Cheryl held up a little English Bobby, with holly on his helmet and a red Christmas bow on his truncheon. “You’ll like this one. Trevor bought it at the Police Training School. He passed out top of his intake, you know.”
A long row of Christmas snowflakes in glittering crystal had come back from Bavaria in Cheryl’s luggage when she returned after an internship on a Bavarian farm. A merry trio of Santas, with sax, trumpet and guitar, had been sent home from New Orleans where Trevor was trying to break into the music scene with a couple of men he’d met in a diamond mine in West Africa. The patchwork bauble decorated with wool and sequins was a legacy of Bronwyn, who had made it in her last days, returning as a sick and dying refugee to the house where she had been born.
Two carved wooden angels received thoughtful silence. “Granddad made these after Tamati died,” Cheryl said, at last.
“Your husband,” Lee prompted.
Jamie, the neighbour one hill over, had told Lee about Tamati, who had been diagnosed with cancer a few days after his and Cheryl’s wedding, and died six weeks after graduating from vet school. He wasn’t courting Cheryl, Jamie said, because she’d never looked at another man before Tamati or since. Lee, who had seen the way Cheryl’s eyes followed Jamie when he wasn’t watching, told him he should let her know how he felt. So far, he had not done so, or if he had, Cheryl had rejected him.
“Yes. Did Granddad tell you?” Cheryl didn’t wait for an answer. “Tamati.” She hung the larger of the angels in a prominent position part way down the tree. Then, her voice much softer, “the baby.”
“Oh Cheryl, I am so sorry. I didn’t know.”
“Very few people did. It was still very early, and we only told his parents and Granddad. And Trevor, of course.” She gave the little angel, now hanging in the shadow of the larger one, a gentle caress with one hand, setting it swinging. “It wasn’t to be. Shall I put the kettle on again? We always cut the Christmas cake for afternoon tea on tree decorating day.”
“I’ll help.” Lee levered herself
to her feet, letting Cheryl brush the emotion back under the surface. New Zealand reserve made even the quietest American appear exuberant, and Cheryl was more reserved than most.

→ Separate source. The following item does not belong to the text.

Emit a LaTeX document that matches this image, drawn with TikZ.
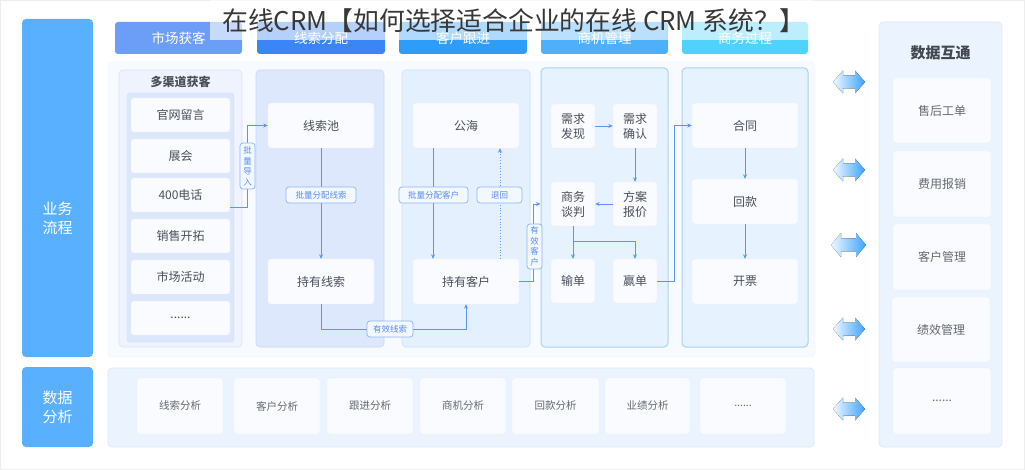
\documentclass[tikz,border=0pt]{standalone}
\usepackage{fontspec}
\setmainfont{Noto Sans CJK SC}
\usetikzlibrary{arrows.meta,calc}
\definecolor{sidebl}{HTML}{58B0FE}
\definecolor{hA}{HTML}{6C9EF8}
\definecolor{hB}{HTML}{3B86F6}
\definecolor{hC}{HTML}{2E9DFA}
\definecolor{hD}{HTML}{4EB0FB}
\definecolor{hE}{HTML}{4FD3FC}
\definecolor{itemfill}{HTML}{F9FBFF}
\definecolor{itemborder}{HTML}{EAF0FB}
\definecolor{txt}{HTML}{4A4F58}
\definecolor{linec}{HTML}{5E93F6}
\definecolor{lblborder}{HTML}{8DB3F7}
\definecolor{lblfill}{HTML}{F3F8FF}
\definecolor{lbltext}{HTML}{5A8DEE}
\definecolor{arrR}{HTML}{3CA3FE}
\definecolor{arrL}{HTML}{F0F8FF}
\definecolor{mainbg}{HTML}{F7FAFE}
\definecolor{mainbd}{HTML}{EEF3FC}
\definecolor{cA}{HTML}{EEF3FE}
\definecolor{cAb}{HTML}{D9E5FC}
\definecolor{inA}{HTML}{DCE7FC}
\definecolor{inAb}{HTML}{CCDCFA}
\definecolor{cB}{HTML}{DDE8FC}
\definecolor{cBb}{HTML}{C7D9F9}
\definecolor{cC}{HTML}{E5F0FE}
\definecolor{cCb}{HTML}{CCE0FB}
\definecolor{cD}{HTML}{E6F2FE}
\definecolor{cDb}{HTML}{A8D1FB}
\definecolor{pan}{HTML}{EBF4FE}
\definecolor{panb}{HTML}{DAE9FC}
\newcommand\bx[7]{\node[#1, minimum width={#5-#3}, minimum height={#6-#4}] (#2) at ({(#3+#5)/2},{(#4+#6)/2}) {#7};}
\newcommand\dar[5]{% x0 x1 cy hh sh
  \fill[left color=arrL, right color=arrR]
    (#1,#3) -- ({#1+10},{#3-#4}) -- ({#1+10},{#3-#5}) -- ({#2-10},{#3-#5}) -- ({#2-10},{#3-#4})
    -- (#2,#3) -- ({#2-10},{#3+#4}) -- ({#2-10},{#3+#5}) -- ({#1+10},{#3+#5}) -- ({#1+10},{#3+#4}) -- cycle;}
\begin{document}
\begin{tikzpicture}[x=1pt,y=-1pt,
  side/.style={fill=sidebl, rounded corners=4pt, text=white, align=center, inner sep=0pt,
    font=\fontsize{15}{19}\selectfont},
  hdr/.style={rounded corners=3pt, text=white, inner sep=0pt, font=\fontsize{13.5}{16}\selectfont},
  panel/.style={rounded corners=4pt, inner sep=0pt},
  item/.style={draw=itemborder, fill=itemfill, rounded corners=3pt, text=txt, align=center,
    inner sep=0pt, font=\fontsize{12}{15}\selectfont},
  small/.style={item, font=\fontsize{10.5}{13}\selectfont, text=txt!85},
  lbl/.style={draw=lblborder, fill=lblfill, rounded corners=3pt, text=lbltext, inner sep=0pt,
    line width=0.7pt, font=\fontsize{8.5}{10}\selectfont, align=center},
  conn/.style={draw=linec, line width=0.8pt, -{Stealth[length=4.5pt,width=4pt]}},
]
\useasboundingbox (0,0) rectangle (1025,470);
\draw[draw=black!7, fill=white] (0.5,0.5) rectangle (1024.5,469.5);

% side labels
\bx{side}{bizflow}{22}{19}{93}{357}{}
\node[text=white, align=center, font=\fontsize{15}{19}\selectfont, inner sep=0pt] (bizflowtxt) at (57.5,218) {业务\\流程};
\bx{side}{dataana}{22}{367}{93}{447}{数据\\分析}

% headers
\bx{hdr, fill=hA}{h1}{115}{22}{242}{54}{市场获客}
\bx{hdr, fill=hB}{h2}{257}{22}{385}{54}{线索分配}
\bx{hdr, fill=hC}{h3}{399}{22}{527}{54}{客户跟进}
\bx{hdr, fill=hD}{h4}{541}{22}{668}{54}{商机管理}
\bx{hdr, fill=hE}{h5}{682}{22}{808}{54}{商务过程}

% main backdrop
\bx{panel, fill=mainbg, draw=mainbd}{mainbg}{108}{62}{815}{357}{}

% column 1
\bx{panel, fill=cA, draw=cAb, line width=0.7pt}{col1}{119}{70}{242}{347}{}
\node[text=txt, font=\bfseries\fontsize{12}{14}\selectfont] (t1) at (180.5,82) {多渠道获客};
\bx{panel, rounded corners=3pt, fill=inA, draw=inAb}{inner1}{127}{93}{234}{342}{}
\bx{item}{gw}{131}{98}{230}{132}{官网留言}
\bx{item}{zh}{131}{139}{230}{173}{展会}
\bx{item}{tel}{131}{178}{230}{212}{400电话}
\bx{item}{xs}{131}{219}{230}{253}{销售开拓}
\bx{item}{sc}{131}{260}{230}{294}{市场活动}
\bx{item}{dots1}{131}{301}{230}{335}{......}

% column 2
\bx{panel, fill=cB, draw=cBb, line width=0.7pt}{col2}{256}{70}{384}{347}{}
\bx{item}{pool}{268}{103}{374}{148}{线索池}
\bx{item}{holdL}{268}{259}{374}{304}{持有线索}

% column 3
\bx{panel, fill=cC, draw=cCb, line width=0.7pt}{col3}{402}{70}{530}{347}{}
\bx{item}{sea}{413}{103}{519}{148}{公海}
\bx{item}{holdC}{413}{259}{519}{304}{持有客户}

% column 4
\bx{panel, fill=cD, draw=cDb, line width=1pt}{col4}{541}{68}{668}{347}{}
\bx{item}{xf}{551}{104}{595}{148}{需求\\发现}
\bx{item}{qr}{613}{104}{657}{148}{需求\\确认}
\bx{item}{sd}{551}{182}{595}{226}{商务\\谈判}
\bx{item}{fa}{613}{182}{657}{226}{方案\\报价}
\bx{item}{lose}{551}{259}{595}{303}{输单}
\bx{item}{win}{613}{259}{657}{303}{赢单}

% column 5
\bx{panel, fill=cD, draw=cDb, line width=1pt}{col5}{682}{68}{808}{347}{}
\bx{item}{contract}{692}{103}{798}{148}{合同}
\bx{item}{pay}{692}{179}{798}{224}{回款}
\bx{item}{invoice}{692}{259}{798}{304}{开票}

% connectors
\draw[conn] ([yshift=-12pt]tel.east) -- ++(17,0) |- (pool.west);
\bx{lbl, font=\fontsize{8.5}{10.5}\selectfont}{lb1}{240}{143}{255}{189}{批\\量\\导\\入}
\draw[conn] (pool) -- (holdL);
\bx{lbl}{lb2}{286}{187}{356}{203}{批量分配线索}
\draw[conn] (holdL.south) -- ++(0,25) -| (holdC.south);
\bx{lbl}{lb3}{367}{321}{413}{337}{有效线索}
\draw[conn] ([xshift=-33pt]sea.south) -- ([xshift=-33pt]holdC.north);
\bx{lbl}{lb4}{399}{187}{468}{203}{批量分配客户}
\draw[conn, dotted, line width=0.9pt] ([xshift=34pt]holdC.north) -- ([xshift=34pt]sea.south);
\bx{lbl}{lb5}{477}{187}{522}{203}{退回}
\draw[conn] (holdC.east) -- ++(14,0) |- (col4.west |- sd.west);
\bx{lbl, font=\fontsize{8.5}{10.5}\selectfont}{lb6}{527}{224}{542}{269}{有\\效\\客\\户}
\draw[conn] (xf) -- (qr);
\draw[conn] (qr) -- (fa);
\draw[conn] (fa) -- (sd);
\draw[conn] (sd) -- (lose);
\draw[conn] (sd.south) -- ++(0,15) -| (win.north);
\draw[conn] (win.east) -- ++(17,0) |- (contract.west);
\draw[conn] (contract) -- (pay);
\draw[conn] (pay) -- (invoice);

% bottom panel
\bx{panel, fill=pan, draw=panb, line width=0.7pt}{bottom}{108}{368}{814}{447}{}
\bx{small}{a1}{137}{378}{223}{434}{线索分析}
\bx{small}{a2}{234}{378}{320}{434}{客户分析}
\bx{small}{a3}{327}{378}{413}{434}{跟进分析}
\bx{small}{a4}{420}{378}{506}{434}{商机分析}
\bx{small}{a5}{512}{378}{599}{434}{回款分析}
\bx{small}{a6}{605}{378}{690}{434}{业绩分析}
\bx{small}{a7}{700}{378}{786}{434}{......}

% right panel
\bx{panel, fill=pan, draw=panb, line width=0.7pt}{right}{879}{22}{1002}{447}{}
\node[text=txt!90!black, font=\bfseries\fontsize{15}{18}\selectfont] (t2) at (940.5,53) {数据互通};
\bx{small, font=\fontsize{12}{14}\selectfont}{r1}{893}{78}{991}{143}{售后工单}
\bx{small, font=\fontsize{12}{14}\selectfont}{r2}{893}{151}{991}{217}{费用报销}
\bx{small, font=\fontsize{12}{14}\selectfont}{r3}{893}{224}{991}{290}{客户管理}
\bx{small, font=\fontsize{12}{14}\selectfont}{r4}{892}{297}{990}{362}{绩效管理}
\bx{small, font=\fontsize{12}{14}\selectfont}{r5}{893}{368}{991}{434}{......}

% double arrows
\dar{833}{865}{82}{11.5}{6.5}
\dar{833}{865}{170}{11.5}{6.5}
\dar{831}{866}{245}{12}{6.5}
\dar{833}{865}{329}{11.5}{6.5}
\dar{833}{865}{409}{11.5}{6.5}

% title overlay
\fill[white, opacity=0.62] (210,0) rectangle (813,40);
\node[text=black!78, font=\fontsize{25.8}{28}\selectfont, inner sep=0pt] (title) at (514,21) {在线CRM【如何选择适合企业的在线 CRM 系统？】};
\end{tikzpicture}
\end{document}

Trevor had booked a flight to Wellington and then one to Palmerston North; with a stop-over in Wellington forced on him by the Christmas passenger volumes. But when he made it through Customs in Christchurch, the check-in machine rejected his ticket, and at the counter they told him the flight was oversubscribed and he’d be rebooked on the next available flight.
He hung around the airport for a while, still on Western Australia time, but when they finally transferred a new ticket to the phone he’d just purchased on his way through duty free, it was for a flight to Wellington in the morning. If he hired a car and headed north, and was lucky enough to find a place on the ferry across Cook Strait, he couldn’t make it a lot faster.
He thought about phoning home, but his heart was set on surprising them. Instead, he took a taxi to the nearby airport hotel, where a sleepy reservations clerk gave him a key and a cardboard container of milk. “Check out by ten, or an extra fifty dollars for a one pm check out.”
Trevor refused the extra fee, and followed the directions up to the fifth floor, keen for a shower and some time on the internet, to check three years’ worth of news from family and friends.
Old Trev woke up in time to join them in a slice of Christmas cake, another traditional New Zealand treat she’d tried tentatively and come to love.
“That tree-bucket cover you made looks beaut, Lee,” Old Trev told her, as he admired the tree. It was patchwork, and one of a dozen tree-stand covers she’d made for the Christmas Fair. Old Trev had demanded that she sell him one to replace the crepe paper with which they usually wrapped the bucket, insisting on making a donation to the Christmas Fair when she tried to give him the cover.